15分くらいの短編、しかも音声のみで「記憶を失ったメイドロボット」をやろうとした結果、何だか平坦になってしまっているのがちょっと残念でした。後述する第3話と違って、ひたすら設定を開陳するくだりが他の部分と分離しているように思えます。キャラクターを立てるのでもなく、お話の要素になるのでもなく、たんなる「説明」のよう。
まあ、何回か聞いていたらだんだんと楽しくなってきたので、単純に俺の好みの問題なのかもしれません。

第3話 「朝倉 巴」編(バイトの後輩)

一言で表現するなら、「わたしはまだあと1段階『病み』を残している……!!」
まさかの2段階変身(?)には心底驚愕しましたよ。
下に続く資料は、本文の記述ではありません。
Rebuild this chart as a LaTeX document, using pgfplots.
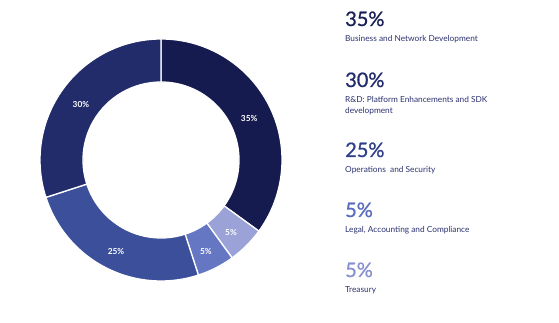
\documentclass[border=0pt]{standalone}
\usepackage{pgfplots}
\pgfplotsset{compat=1.18}
\usepackage{pgfplotstable}
\usepackage{fontspec}
\setmainfont{Lato}
\newfontfamily\bigf{Lato}[FakeBold=0.9]
\definecolor{c1}{HTML}{151A4F}
\definecolor{c2}{HTML}{222C6B}
\definecolor{c3}{HTML}{3C4F9B}
\definecolor{c4}{HTML}{6577C2}
\definecolor{c5}{HTML}{9AA2D8}
\definecolor{t1}{HTML}{1B2157}
\definecolor{t2}{HTML}{222C6B}
\definecolor{t3}{HTML}{2F3F8A}
\definecolor{t4}{HTML}{5A6BBF}
\definecolor{t5}{HTML}{8891CF}
\definecolor{desc}{HTML}{2B3270}
\newcommand\lblfont{\fontsize{8.3}{9}\selectfont\bfseries}
\newcommand\bigfont{\bigf\fontsize{20}{22}\selectfont}
\newcommand\descfont{\fontsize{8.3}{10}\selectfont}
\pgfplotstableread{
value color
35 c1
5 c5
5 c4
25 c3
30 c2
}\datatable
\begin{document}
\begin{tikzpicture}
\useasboundingbox (0,0) rectangle (559pt,323pt);
\begin{axis}[hide axis, x=1pt, y=1pt, xmin=-130, xmax=130, ymin=-130, ymax=130,
  anchor=center, at={(161pt,163pt)}, clip=false]
\def\startang{90}
\pgfplotsforeachungrouped \i in {0,...,4} {
  \pgfplotstablegetelem{\i}{value}\of\datatable \let\v\pgfplotsretval
  \pgfplotstablegetelem{\i}{color}\of\datatable \let\col\pgfplotsretval
  \pgfmathsetmacro\endang{\startang-\v*3.6}
  \pgfmathsetmacro\midang{(\startang+\endang)/2}
  \pgfmathsetmacro\ox{121*cos(\startang)}
  \pgfmathsetmacro\oy{121*sin(\startang)}
  \pgfmathsetmacro\ix{78*cos(\endang)}
  \pgfmathsetmacro\iy{78*sin(\endang)}
  \pgfmathsetmacro\lx{99*cos(\midang)}
  \pgfmathsetmacro\ly{99*sin(\midang)-3}
  \edef\cmd{\noexpand\fill[\col, draw=white, line width=1.3pt] (axis cs:\ox,\oy) arc[start angle=\startang, end angle=\endang, radius=121pt] -- (axis cs:\ix,\iy) arc[start angle=\endang, end angle=\startang, radius=78pt] -- cycle;
  \noexpand\node[white, font=\noexpand\lblfont] at (axis cs:\lx,\ly) {\v\noexpand\%};}
  \cmd
  \global\let\startang\endang
}
\end{axis}
\begin{scope}[every node/.style={anchor=base west, inner sep=0pt}]
\node[t1, font=\bigfont] at (345pt,297pt) {35\%};
\node[desc, font=\descfont] at (345pt,281pt) {Business and Network Development};
\node[t2, font=\bigfont] at (345pt,236pt) {30\%};
\node[desc, font=\descfont] at (345pt,220pt) {R\&D: Platform Enhancements and SDK};
\node[desc, font=\descfont] at (345pt,209.5pt) {development};
\node[t3, font=\bigfont] at (345pt,166pt) {25\%};
\node[desc, font=\descfont] at (345pt,150pt) {Operations\ \ and Security};
\node[t4, font=\bigfont] at (345pt,106pt) {5\%};
\node[desc, font=\descfont] at (345pt,90pt) {Legal, Accounting and Compliance};
\node[t5, font=\bigfont] at (345pt,46pt) {5\%};
\node[desc, font=\descfont] at (345pt,30pt) {Treasury};
\end{scope}
\end{tikzpicture}
\end{document}
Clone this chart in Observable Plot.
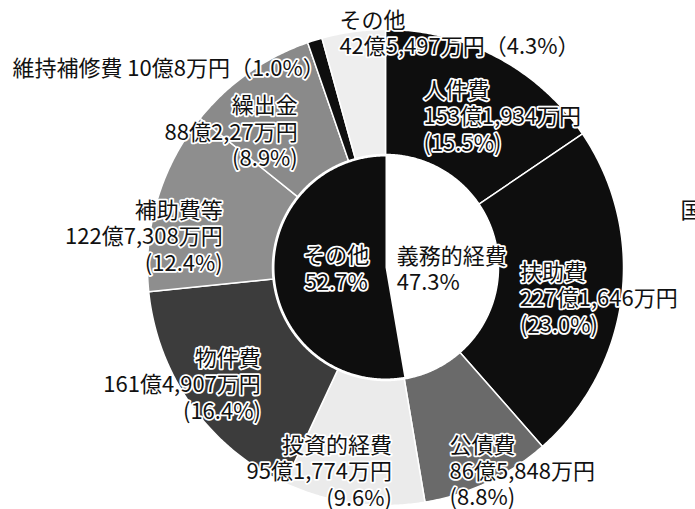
<!DOCTYPE html>
<html>
<head>
<meta charset="utf-8">
<script src="https://cdn.jsdelivr.net/npm/d3@7"></script>
<script src="https://cdn.jsdelivr.net/npm/@observablehq/plot@0.6"></script>
<style>
  body { margin: 0; background: #fff; }
  #chart svg { display: block; background: #fff; }
</style>
</head>
<body>
<div id="chart"></div>
<script>
// ---- data ----
const categories = ["人件費", "扶助費", "公債費", "投資的経費", "物件費", "補助費等", "繰出金", "維持補修費", "その他"];
const amounts = ["153億1,934万円", "227億1,646万円", "86億5,848万円", "95億1,774万円", "161億4,907万円", "122億7,308万円", "88億2,27万円", "10億8万円", "42億5,497万円"];
const shares = [15.5, 23.0, 8.8, 9.6, 16.4, 12.4, 8.9, 1.0, 4.3];
const groups = ["義務的経費", "その他"];
const groupShares = [47.3, 52.7];

// ---- styles / layout ----
const ringFills = ["#0e0e0e", "#0e0e0e", "#6a6a6a", "#ebebeb", "#3c3c3c", "#8e8e8e", "#8a8a8a", "#0e0e0e", "#eeeeee"];
const groupFills = ["#ffffff", "#0e0e0e"];
// label nudges relative to each slice's centroid (pixels), and text anchor
const ringLabelLayout = [
  {anchor: "start", dx: -44, dy: 3},
  {anchor: "start", dx: -39, dy: 8},
  {anchor: "start", dx: -11, dy: 45},
  {anchor: "end", dx: 30, dy: 30},
  {anchor: "end", dx: 18, dy: 15},
  {anchor: "end", dx: 5, dy: 18},
  {anchor: "end", dx: 13, dy: 7},
  {anchor: "end", dx: 10, dy: 27, outer: true, oneLine: true},
  {anchor: "start", dx: -14, dy: 1, outer: true, twoLine: true}
];
const groupLabelLayout = [
  {anchor: "start", dx: -44, dy: 6},
  {anchor: "middle", dx: 6, dy: -4}
];

const W = 695, H = 509;
const cx = 385, cy = 267, rOuter = 238, rInner = 113, rPie = 111, rMid = 175;

const toXY = (f, r) => {
  const a = f * 2 * Math.PI;
  return [cx + r * Math.sin(a), cy - r * Math.cos(a)];
};
function slicePoly(f0, f1, r0, r1) {
  const n = Math.max(3, Math.ceil((f1 - f0) * 720));
  const outer = d3.range(n + 1).map(i => toXY(f0 + (f1 - f0) * i / n, r1));
  const inner = r0 > 0 ? d3.range(n + 1).map(i => toXY(f1 - (f1 - f0) * i / n, r0)) : [[cx, cy]];
  return [...outer, ...inner, outer[0]];
}

const ringTotal = d3.sum(shares);
const ringCum = d3.cumsum(shares).map(v => v / ringTotal);
const ringSlices = shares.map((s, i) => {
  const f0 = i === 0 ? 0 : ringCum[i - 1], f1 = ringCum[i];
  return {type: "Feature", properties: {fill: ringFills[i], f0, f1, i},
          geometry: {type: "Polygon", coordinates: [slicePoly(f0, f1, rInner, rOuter)]}};
});
const groupTotal = d3.sum(groupShares);
const groupCum = d3.cumsum(groupShares).map(v => v / groupTotal);
const groupSlices = groupShares.map((s, i) => {
  const f0 = i === 0 ? 0 : groupCum[i - 1], f1 = groupCum[i];
  return {type: "Feature", properties: {fill: groupFills[i], f0, f1, i},
          geometry: {type: "Polygon", coordinates: [slicePoly(f0, f1, 0, rPie)]}};
});

const ringLabels = ringSlices.map(({properties: {f0, f1, i}}) => {
  const L = ringLabelLayout[i];
  const [x, y] = toXY((f0 + f1) / 2, L.outer ? rOuter : rMid);
  let text;
  if (L.oneLine) text = `${categories[i]} ${amounts[i]}（${shares[i].toFixed(1)}%）`;
  else if (L.twoLine) text = `${categories[i]}\n${amounts[i]}（${shares[i].toFixed(1)}%）`;
  else text = `${categories[i]}\n${amounts[i]}\n(${shares[i].toFixed(1)}%)`;
  return {x: x + L.dx, y: y + L.dy, text, anchor: L.anchor};
});
const groupLabels = groupSlices.map(({properties: {f0, f1, i}}) => {
  const L = groupLabelLayout[i];
  const [x, y] = toXY((f0 + f1) / 2, rPie / 2);
  return {x: x + L.dx, y: y + L.dy, text: `${groups[i]}\n${groupShares[i].toFixed(1)}%`, anchor: L.anchor};
});
const allLabels = [...ringLabels, ...groupLabels];

const textCommon = {
  x: "x", y: "y", text: "text",
  fontFamily: "'Noto Sans CJK JP', 'Noto Sans', sans-serif",
  fontSize: 22, lineHeight: 1.2,
  fill: "#111", stroke: "white", paintOrder: "stroke", strokeLinejoin: "round", strokeWidth: 3.5
};
const textMarks = ["start", "middle", "end"].map(anchor =>
  Plot.text(allLabels.filter(d => d.anchor === anchor), {...textCommon, textAnchor: anchor})
);

const chart = Plot.plot({
  width: W, height: H, margin: 0,
  projection: {type: "identity"},
  color: {type: "identity"},
  marks: [
    Plot.geo(ringSlices, {fill: d => d.properties.fill, stroke: "white", strokeWidth: 1.5, clip: false}),
    Plot.geo(groupSlices, {fill: d => d.properties.fill, clip: false}),
    ...textMarks,
    Plot.text(["国"], {x: () => 680, y: () => 210, text: d => d, textAnchor: "start",
      fontFamily: "'Noto Sans CJK JP', sans-serif", fontSize: 22, fill: "#111"})
  ]
});
document.getElementById("chart").append(chart);
</script>
</body>
</html>
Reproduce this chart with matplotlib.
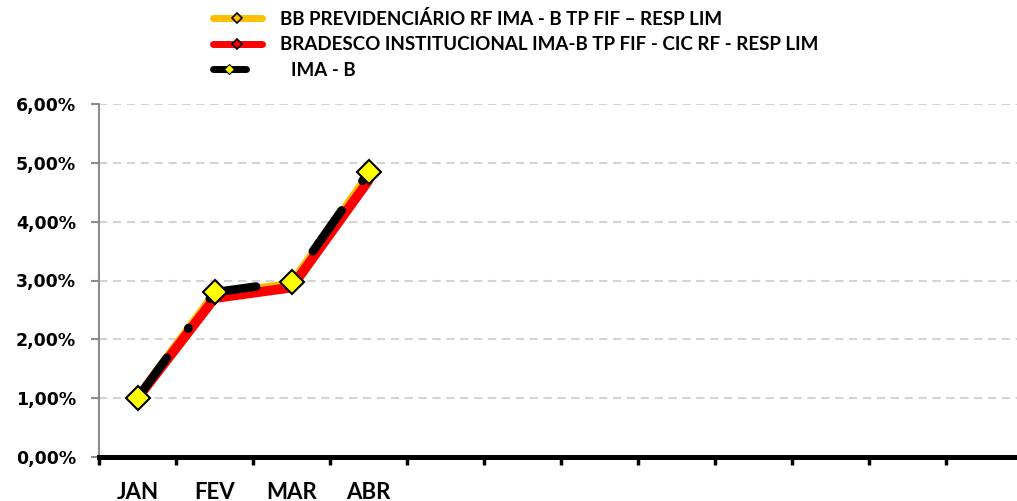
import numpy as np
import matplotlib
matplotlib.use("Agg")
import matplotlib.pyplot as plt
from matplotlib.lines import Line2D
from matplotlib.ticker import FuncFormatter

plt.rcParams['font.family'] = ['Lato', 'DejaVu Sans']
plt.rcParams['font.weight'] = 'bold'
plt.rcParams['lines.scale_dashes'] = False

months = ['JAN', 'FEV', 'MAR', 'ABR', 'MAI', 'JUN', 'JUL', 'AGO', 'SET', 'OUT', 'NOV', 'DEZ']
shown_labels = ['JAN', 'FEV', 'MAR', 'ABR', '', '', '', '', '', '', '', '']

bb_name = 'BB PREVIDENCIÁRIO RF IMA - B TP FIF – RESP LIM'
brad_name = 'BRADESCO INSTITUCIONAL IMA-B TP FIF - CIC RF - RESP LIM'
ima_name = 'IMA - B'

# rentabilidade acumulada (%)
bb_vals = [1.00, 2.76, 2.93, 4.78]
brad_vals = [1.00, 2.70, 2.88, 4.70]
ima_vals = [1.00, 2.80, 2.98, 4.84]

yticks = [0, 1, 2, 3, 4, 5, 6]

fig = plt.figure(figsize=(10.17, 5.01), dpi=100)
ax = fig.add_axes([99 / 1017, 44 / 501, 924 / 1017, 353 / 501])

x = np.arange(len(bb_vals))
ax.plot(x, bb_vals, color='#FFC000', lw=7, solid_capstyle='round', zorder=3)
ax.plot(x, brad_vals, color='#FF0000', lw=7, solid_capstyle='round', zorder=4)
ax.plot(x, ima_vals, color='black', lw=6.2, dash_capstyle='round',
        dashes=(36, 26, 0.5, 26), zorder=5)
ax.plot(x, ima_vals, ls='none', marker='D', ms=12, mfc='#FFFF00', mec='black',
        mew=1.5, zorder=6)

ax.set_xlim(-0.5, 11.5)
ax.set_ylim(0, 6)

ax.set_yticks(yticks)
ax.yaxis.set_major_formatter(FuncFormatter(lambda v, p: f'{v:.2f}%'.replace('.', ',')))
ax.yaxis.grid(True, color='#d4d4d4', lw=1.5, dashes=(6, 4))
ax.set_axisbelow(True)
ax.tick_params(axis='y', length=5.5, width=1.5, color='#8c8c8c', pad=11, labelsize=12.5)
for lbl in ax.get_yticklabels():
    lbl.set_family('DejaVu Sans')

ax.set_xticks(np.arange(12))
ax.set_xticklabels(shown_labels)
ax.set_xticks(np.arange(-0.5, 12, 1), minor=True)
ax.tick_params(axis='x', which='major', length=0, pad=18, labelsize=16)
ax.tick_params(axis='x', which='minor', length=6, width=2.5, color='black')

for s in ['top', 'right']:
    ax.spines[s].set_visible(False)
ax.spines['left'].set_color('#8c8c8c')
ax.spines['left'].set_linewidth(1.5)
ax.spines['bottom'].set_color('black')
ax.spines['bottom'].set_linewidth(3.6)
ax.spines['bottom'].set_zorder(7)

h_bb = Line2D([], [], color='#FFC000', lw=5, solid_capstyle='round', marker='D', ms=5.5,
              mfc='#FFC000', mec='black', mew=1.2)
h_brad = Line2D([], [], color='#FF0000', lw=5, solid_capstyle='round', marker='D', ms=5.5,
                mfc='#FF0000', mec='black', mew=1.2)
h_ima = Line2D([], [], color='black', lw=5, solid_capstyle='round', marker='D', ms=5.5,
               mfc='#FFFF00', mec='black', mew=0.8)

leg1 = fig.legend([h_bb, h_brad], [bb_name, brad_name], loc='upper left',
                  bbox_to_anchor=(213 / 1017, 1 - 10 / 501), frameon=False, fontsize=13.5,
                  handlelength=2.6, handletextpad=1.0, labelspacing=0.44, borderpad=0,
                  borderaxespad=0)
fig.legend([h_ima], [ima_name], loc='upper left',
           bbox_to_anchor=(213 / 1017, 1 - 62 / 501), frameon=False, fontsize=13.5,
           handlelength=1.75, handletextpad=2.4, borderpad=0, borderaxespad=0)

fig.savefig('out.png', dpi=100)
繰り返し聴くと、「まだ覚醒前の状態だから、いきなり真実を言っても信じてもらえないと思って……」が二重の意味に取れてかなり面白い台詞に思えてきますがこれは何処まで意図しているのやら。
独自の設定、独自の単語の連発という点では第2話と変わりはないものの、こちらはそれが綺麗にキャラクターの確立につながっていて良し。本当におかしい人ってのは、自分が正しくて世界が間違ってると思ってるんだよね。
具体的なネタについては伏せますが、この二つを組み合わせるというのはまさにゼロ年代後半からの萌えオタ業界の流行を如実に反映していると思いました。
あと、黒髪Verの方が俺は好きです。あの変なツインテールより黒髪ショート(婉曲表現)の方が断然かわいいだろ。

第4話 「桜ノ宮 亜梨主」編(従妹)

俺達は、シチュエーションとしての「ヤンデレ」をことごとく消費し尽くしてしまったんだなあ……
ライナーノーツのストーリー解説ページで"UNKNOWN"となっている辺り、変則的なヤンデレものを意図してのお話のようです。実際なかなか見ないパターンで、「べ、別にあんたが好きなわけじゃないんだからね?!」的なよくある台詞に上手いこと裏の意味を持たせているあたりも感心してしまいました。
でも、俺、これと似た関係性の変則ヤンデレを去年書いてるんですよね。ちょっとびっくりしましたよ。
同じ「ヤンデレ」という関係性・シチュエーションから出発して紆余曲折を経るうちに同じところにたどり着いたというか、結果として似てしまったと言うか。



シリーズ第3弾ということでマンネリに陥るのを多少心配しながら聴き始めましたが、そんな危惧は聴き終わる頃にはすっかり吹き飛んでいました。第3話と第4話は何回聴いても良いなあ。